**GIVEN INSTRUCTION:** Make an exact copy of the data below, leaving out every picture.

═════ MATERIAL PROVIDED

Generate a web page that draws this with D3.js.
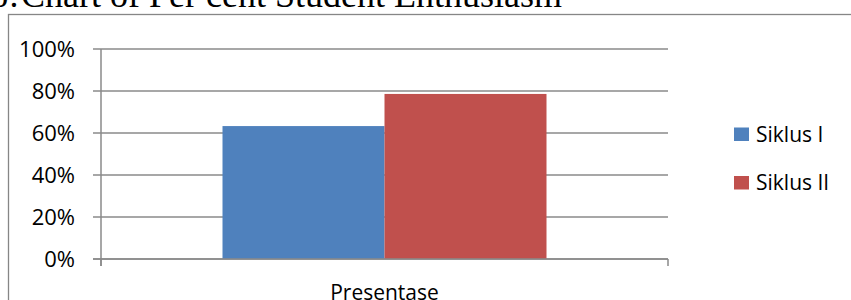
<!DOCTYPE html>
<html>
<head>
<meta charset="utf-8">
<script src="https://cdn.jsdelivr.net/npm/d3@7"></script>
<style>
  html, body { margin: 0; padding: 0; background: #fff; overflow: hidden; }
  svg { display: block; }
  .lbl { font-family: "Open Sans", sans-serif; font-size: 21px; fill: #000; }
</style>
</head>
<body>
<div id="chart"></div>
<script>
// Chart constants
const WIDTH = 851;
const HEIGHT = 300;

// Data
const categories = ["Presentase"];
const seriesNames = ["Siklus I", "Siklus II"];
const seriesValues = [0.633, 0.786];
const seriesColors = ["#4F81BD", "#C0504D"];
const yTicks = [0, 0.2, 0.4, 0.6, 0.8, 1.0];
const titleParts = ["6", ":", "Chart of Per cent Student Enthusiasm"];

const svg = d3.select("#chart")
  .append("svg")
  .attr("width", WIDTH)
  .attr("height", HEIGHT);

// Caption above the chart box (cut off by the top edge)
const title = svg.append("text")
  .attr("y", 7)
  .attr("font-family", "'Liberation Serif', 'Times New Roman', serif")
  .attr("font-size", "36px")
  .attr("fill", "#000");
title.selectAll("tspan")
  .data(titleParts)
  .join("tspan")
  .attr("x", (d, i) => [-10, 9, 21][i])
  .text(d => d);

// Chart area border
svg.append("rect")
  .attr("x", 8.5)
  .attr("y", 14.5)
  .attr("width", 900)
  .attr("height", 400)
  .attr("fill", "none")
  .attr("stroke", "#868686")
  .attr("stroke-width", 1.3);

// Scales
const x0 = d3.scaleBand()
  .domain(categories)
  .range([101, 668])
  .paddingInner(0)
  .paddingOuter(0.375);

const x1 = d3.scaleBand()
  .domain(seriesNames)
  .range([0, x0.bandwidth()]);

const y = d3.scaleLinear().domain([0, 1]).range([259, 49]);

const gridColor = "#8a8a8a";

// Gridlines (with the short outside ticks on the left)
svg.append("g")
  .selectAll("line")
  .data(yTicks)
  .join("line")
  .attr("x1", 93)
  .attr("x2", 668)
  .attr("y1", d => y(d))
  .attr("y2", d => y(d))
  .attr("stroke", gridColor)
  .attr("stroke-width", 1.5);

// Y axis labels
const yAxis = d3.axisLeft(y)
  .tickValues(yTicks)
  .tickFormat(d3.format(".0%"))
  .tickSize(0)
  .tickPadding(26);

const yg = svg.append("g")
  .attr("transform", "translate(101,0)")
  .call(yAxis);
yg.select(".domain").remove();
yg.selectAll("text")
  .attr("class", "lbl")
  .attr("font-family", null)
  .attr("font-size", null)
  .style("font-size", "22px")
  .attr("dy", "0.35em");

// Bars
svg.append("g")
  .selectAll("rect")
  .data(seriesNames.map((s, i) => ({ name: s, value: seriesValues[i], color: seriesColors[i] })))
  .join("rect")
  .attr("x", d => x0(categories[0]) + x1(d.name))
  .attr("y", d => y(d.value))
  .attr("width", x1.bandwidth())
  .attr("height", d => y(0) - y(d.value))
  .attr("fill", d => d.color);

// Axis lines drawn on top
svg.append("line")
  .attr("x1", 101).attr("x2", 101)
  .attr("y1", y(1)).attr("y2", y(0) + 7)
  .attr("stroke", gridColor).attr("stroke-width", 1.5);

svg.append("line")
  .attr("x1", 93).attr("x2", 668)
  .attr("y1", y(0)).attr("y2", y(0))
  .attr("stroke", gridColor).attr("stroke-width", 1.5);

// X axis category ticks at band edges
svg.append("g")
  .selectAll("line")
  .data([101, 668])
  .join("line")
  .attr("x1", d => d).attr("x2", d => d)
  .attr("y1", y(0)).attr("y2", y(0) + 7)
  .attr("stroke", gridColor).attr("stroke-width", 1.5);

// X category label
svg.append("g")
  .selectAll("text")
  .data(categories)
  .join("text")
  .attr("class", "lbl")
  .attr("x", d => x0(d) + x0.bandwidth() / 2)
  .attr("y", 300)
  .attr("text-anchor", "middle")
  .text(d => d);

// Legend
const legend = svg.append("g")
  .attr("transform", "translate(734,127.5)");

const item = legend.selectAll("g")
  .data(seriesNames)
  .join("g")
  .attr("transform", (d, i) => `translate(0,${i * 48.5})`);

item.append("rect")
  .attr("width", 15)
  .attr("height", 13.5)
  .attr("fill", (d, i) => seriesColors[i]);

item.append("text")
  .attr("class", "lbl")
  .attr("x", 22)
  .attr("y", 14.2)
  .text(d => d);
</script>
</body>
</html>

══════════

**ANSWER BELOW:**
Generate a web page that draws this with D3.js.
<!DOCTYPE html>
<html>
<head>
<meta charset="utf-8">
<script src="https://cdn.jsdelivr.net/npm/d3@7"></script>
<style>
  html, body { margin: 0; padding: 0; background: #fff; overflow: hidden; }
  svg { display: block; }
  .lbl { font-family: "Open Sans", sans-serif; font-size: 21px; fill: #000; }
</style>
</head>
<body>
<div id="chart"></div>
<script>
// Chart constants
const WIDTH = 851;
const HEIGHT = 300;

// Data
const categories = ["Presentase"];
const seriesNames = ["Siklus I", "Siklus II"];
const seriesValues = [0.633, 0.786];
const seriesColors = ["#4F81BD", "#C0504D"];
const yTicks = [0, 0.2, 0.4, 0.6, 0.8, 1.0];
const titleParts = ["6", ":", "Chart of Per cent Student Enthusiasm"];

const svg = d3.select("#chart")
  .append("svg")
  .attr("width", WIDTH)
  .attr("height", HEIGHT);

// Caption above the chart box (cut off by the top edge)
const title = svg.append("text")
  .attr("y", 7)
  .attr("font-family", "'Liberation Serif', 'Times New Roman', serif")
  .attr("font-size", "36px")
  .attr("fill", "#000");
title.selectAll("tspan")
  .data(titleParts)
  .join("tspan")
  .attr("x", (d, i) => [-10, 9, 21][i])
  .text(d => d);

// Chart area border
svg.append("rect")
  .attr("x", 8.5)
  .attr("y", 14.5)
  .attr("width", 900)
  .attr("height", 400)
  .attr("fill", "none")
  .attr("stroke", "#868686")
  .attr("stroke-width", 1.3);

// Scales
const x0 = d3.scaleBand()
  .domain(categories)
  .range([101, 668])
  .paddingInner(0)
  .paddingOuter(0.375);

const x1 = d3.scaleBand()
  .domain(seriesNames)
  .range([0, x0.bandwidth()]);

const y = d3.scaleLinear().domain([0, 1]).range([259, 49]);

const gridColor = "#8a8a8a";

// Gridlines (with the short outside ticks on the left)
svg.append("g")
  .selectAll("line")
  .data(yTicks)
  .join("line")
  .attr("x1", 93)
  .attr("x2", 668)
  .attr("y1", d => y(d))
  .attr("y2", d => y(d))
  .attr("stroke", gridColor)
  .attr("stroke-width", 1.5);

// Y axis labels
const yAxis = d3.axisLeft(y)
  .tickValues(yTicks)
  .tickFormat(d3.format(".0%"))
  .tickSize(0)
  .tickPadding(26);

const yg = svg.append("g")
  .attr("transform", "translate(101,0)")
  .call(yAxis);
yg.select(".domain").remove();
yg.selectAll("text")
  .attr("class", "lbl")
  .attr("font-family", null)
  .attr("font-size", null)
  .style("font-size", "22px")
  .attr("dy", "0.35em");

// Bars
svg.append("g")
  .selectAll("rect")
  .data(seriesNames.map((s, i) => ({ name: s, value: seriesValues[i], color: seriesColors[i] })))
  .join("rect")
  .attr("x", d => x0(categories[0]) + x1(d.name))
  .attr("y", d => y(d.value))
  .attr("width", x1.bandwidth())
  .attr("height", d => y(0) - y(d.value))
  .attr("fill", d => d.color);

// Axis lines drawn on top
svg.append("line")
  .attr("x1", 101).attr("x2", 101)
  .attr("y1", y(1)).attr("y2", y(0) + 7)
  .attr("stroke", gridColor).attr("stroke-width", 1.5);

svg.append("line")
  .attr("x1", 93).attr("x2", 668)
  .attr("y1", y(0)).attr("y2", y(0))
  .attr("stroke", gridColor).attr("stroke-width", 1.5);

// X axis category ticks at band edges
svg.append("g")
  .selectAll("line")
  .data([101, 668])
  .join("line")
  .attr("x1", d => d).attr("x2", d => d)
  .attr("y1", y(0)).attr("y2", y(0) + 7)
  .attr("stroke", gridColor).attr("stroke-width", 1.5);

// X category label
svg.append("g")
  .selectAll("text")
  .data(categories)
  .join("text")
  .attr("class", "lbl")
  .attr("x", d => x0(d) + x0.bandwidth() / 2)
  .attr("y", 300)
  .attr("text-anchor", "middle")
  .text(d => d);

// Legend
const legend = svg.append("g")
  .attr("transform", "translate(734,127.5)");

const item = legend.selectAll("g")
  .data(seriesNames)
  .join("g")
  .attr("transform", (d, i) => `translate(0,${i * 48.5})`);

item.append("rect")
  .attr("width", 15)
  .attr("height", 13.5)
  .attr("fill", (d, i) => seriesColors[i]);

item.append("text")
  .attr("class", "lbl")
  .attr("x", 22)
  .attr("y", 14.2)
  .text(d => d);
</script>
</body>
</html>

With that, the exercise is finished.